--- BEGIN SOURCE DATA ---

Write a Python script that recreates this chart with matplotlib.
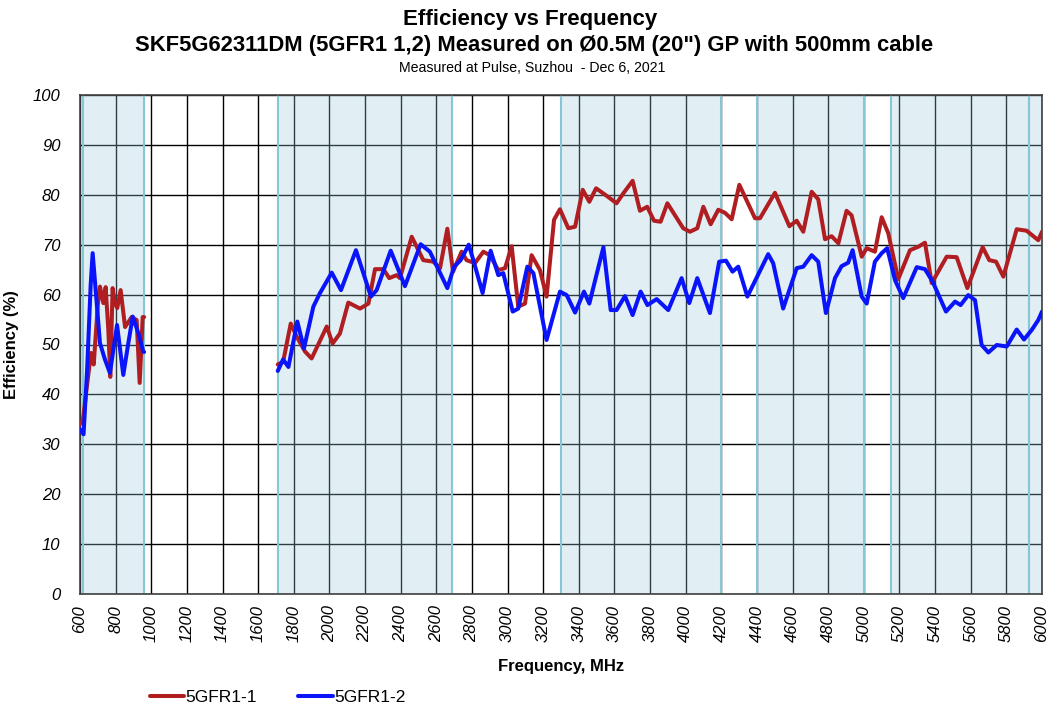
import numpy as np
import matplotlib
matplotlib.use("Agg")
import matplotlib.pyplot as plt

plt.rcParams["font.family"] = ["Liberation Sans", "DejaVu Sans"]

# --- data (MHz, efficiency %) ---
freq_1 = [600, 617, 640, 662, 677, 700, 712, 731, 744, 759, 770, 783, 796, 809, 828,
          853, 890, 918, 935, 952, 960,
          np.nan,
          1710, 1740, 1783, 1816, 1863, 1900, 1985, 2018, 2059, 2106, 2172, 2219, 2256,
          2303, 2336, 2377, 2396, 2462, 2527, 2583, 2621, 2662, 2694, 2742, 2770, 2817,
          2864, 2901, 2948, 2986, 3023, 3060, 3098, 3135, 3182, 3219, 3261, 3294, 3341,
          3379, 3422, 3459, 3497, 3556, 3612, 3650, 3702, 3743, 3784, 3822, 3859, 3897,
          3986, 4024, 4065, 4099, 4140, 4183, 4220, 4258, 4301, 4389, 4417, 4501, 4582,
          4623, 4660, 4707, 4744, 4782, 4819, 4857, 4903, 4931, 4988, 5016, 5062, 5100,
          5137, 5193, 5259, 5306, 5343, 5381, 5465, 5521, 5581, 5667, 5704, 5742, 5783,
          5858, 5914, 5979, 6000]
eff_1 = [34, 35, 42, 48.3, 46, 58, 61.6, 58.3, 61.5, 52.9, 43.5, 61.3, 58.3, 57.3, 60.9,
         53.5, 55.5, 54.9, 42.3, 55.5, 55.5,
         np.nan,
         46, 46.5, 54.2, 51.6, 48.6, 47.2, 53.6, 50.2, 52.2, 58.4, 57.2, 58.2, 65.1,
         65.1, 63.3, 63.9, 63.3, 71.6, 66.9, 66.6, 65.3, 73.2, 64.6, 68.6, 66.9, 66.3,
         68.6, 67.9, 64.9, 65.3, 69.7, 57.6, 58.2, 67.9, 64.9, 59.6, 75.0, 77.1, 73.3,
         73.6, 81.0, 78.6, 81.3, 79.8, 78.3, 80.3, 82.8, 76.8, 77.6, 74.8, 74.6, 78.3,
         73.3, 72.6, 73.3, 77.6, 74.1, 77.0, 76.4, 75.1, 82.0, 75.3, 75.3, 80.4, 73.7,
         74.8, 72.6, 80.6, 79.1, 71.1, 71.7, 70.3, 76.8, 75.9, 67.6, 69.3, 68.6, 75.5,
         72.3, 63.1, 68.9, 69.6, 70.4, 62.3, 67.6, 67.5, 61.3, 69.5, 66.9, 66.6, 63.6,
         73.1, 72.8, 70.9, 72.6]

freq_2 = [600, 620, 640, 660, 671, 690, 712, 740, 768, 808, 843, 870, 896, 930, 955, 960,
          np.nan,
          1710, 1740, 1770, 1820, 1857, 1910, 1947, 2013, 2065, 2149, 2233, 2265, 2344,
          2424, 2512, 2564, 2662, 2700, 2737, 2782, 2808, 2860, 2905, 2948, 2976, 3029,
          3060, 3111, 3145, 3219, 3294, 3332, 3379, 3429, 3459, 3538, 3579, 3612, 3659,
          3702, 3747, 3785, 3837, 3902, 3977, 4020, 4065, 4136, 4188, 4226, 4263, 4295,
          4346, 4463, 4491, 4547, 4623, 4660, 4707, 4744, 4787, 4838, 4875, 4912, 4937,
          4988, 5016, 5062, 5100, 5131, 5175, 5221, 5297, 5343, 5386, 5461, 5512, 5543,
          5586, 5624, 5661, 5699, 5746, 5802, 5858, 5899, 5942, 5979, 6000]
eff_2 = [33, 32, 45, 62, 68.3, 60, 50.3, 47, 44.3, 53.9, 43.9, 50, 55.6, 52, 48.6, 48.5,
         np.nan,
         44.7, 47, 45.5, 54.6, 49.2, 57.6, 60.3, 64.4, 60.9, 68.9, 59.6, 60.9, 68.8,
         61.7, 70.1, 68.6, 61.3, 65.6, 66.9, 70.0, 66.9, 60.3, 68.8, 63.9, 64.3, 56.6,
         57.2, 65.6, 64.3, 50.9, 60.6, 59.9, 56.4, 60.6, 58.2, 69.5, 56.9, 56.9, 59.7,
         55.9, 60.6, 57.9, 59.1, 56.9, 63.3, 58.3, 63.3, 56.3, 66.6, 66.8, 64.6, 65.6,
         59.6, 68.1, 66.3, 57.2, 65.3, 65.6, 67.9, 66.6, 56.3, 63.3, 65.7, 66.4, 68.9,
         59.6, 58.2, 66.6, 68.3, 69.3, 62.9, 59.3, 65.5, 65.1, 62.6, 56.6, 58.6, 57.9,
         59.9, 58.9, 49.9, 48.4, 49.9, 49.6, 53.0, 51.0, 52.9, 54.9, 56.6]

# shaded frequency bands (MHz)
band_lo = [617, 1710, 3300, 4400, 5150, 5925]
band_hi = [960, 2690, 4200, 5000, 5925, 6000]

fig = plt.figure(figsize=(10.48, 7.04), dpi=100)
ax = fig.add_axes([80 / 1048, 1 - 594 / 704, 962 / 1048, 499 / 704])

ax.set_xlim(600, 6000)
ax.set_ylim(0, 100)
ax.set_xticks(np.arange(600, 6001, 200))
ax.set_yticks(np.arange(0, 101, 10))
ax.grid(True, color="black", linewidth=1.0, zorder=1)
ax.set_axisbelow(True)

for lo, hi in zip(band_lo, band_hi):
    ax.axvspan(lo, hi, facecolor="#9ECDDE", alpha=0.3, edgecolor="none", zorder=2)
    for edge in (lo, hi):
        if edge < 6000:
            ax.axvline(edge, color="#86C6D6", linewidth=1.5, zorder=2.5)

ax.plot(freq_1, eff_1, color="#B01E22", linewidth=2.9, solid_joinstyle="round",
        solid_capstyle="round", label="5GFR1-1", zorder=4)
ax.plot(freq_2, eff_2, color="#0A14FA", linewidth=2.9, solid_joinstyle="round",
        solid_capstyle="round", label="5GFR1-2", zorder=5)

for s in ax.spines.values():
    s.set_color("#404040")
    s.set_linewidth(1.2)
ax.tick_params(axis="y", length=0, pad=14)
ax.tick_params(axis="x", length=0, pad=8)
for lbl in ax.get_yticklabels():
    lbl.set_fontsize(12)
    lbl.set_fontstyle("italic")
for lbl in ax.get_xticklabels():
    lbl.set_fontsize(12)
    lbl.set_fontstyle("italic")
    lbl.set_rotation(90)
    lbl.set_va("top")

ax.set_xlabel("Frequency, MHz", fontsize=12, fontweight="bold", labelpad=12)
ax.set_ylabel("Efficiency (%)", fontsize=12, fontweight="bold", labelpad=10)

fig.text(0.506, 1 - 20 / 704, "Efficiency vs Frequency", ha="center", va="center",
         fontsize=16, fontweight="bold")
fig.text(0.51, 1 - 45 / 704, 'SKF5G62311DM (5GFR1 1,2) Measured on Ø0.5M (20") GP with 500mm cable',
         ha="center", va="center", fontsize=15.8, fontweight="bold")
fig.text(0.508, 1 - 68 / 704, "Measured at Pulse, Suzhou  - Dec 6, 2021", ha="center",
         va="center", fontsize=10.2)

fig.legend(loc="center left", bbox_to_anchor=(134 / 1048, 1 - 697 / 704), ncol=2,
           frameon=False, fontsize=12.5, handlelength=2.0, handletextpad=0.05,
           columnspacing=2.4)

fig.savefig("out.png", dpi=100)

--- END SOURCE DATA ---

■ EXERCISE DESCRIPTION
Keep only the lines that hold the string "with", and copy them out.

■ FULL ANSWER
Write a Python script that recreates this chart with matplotlib.
fig.text(0.51, 1 - 45 / 704, 'SKF5G62311DM (5GFR1 1,2) Measured on Ø0.5M (20") GP with 500mm cable',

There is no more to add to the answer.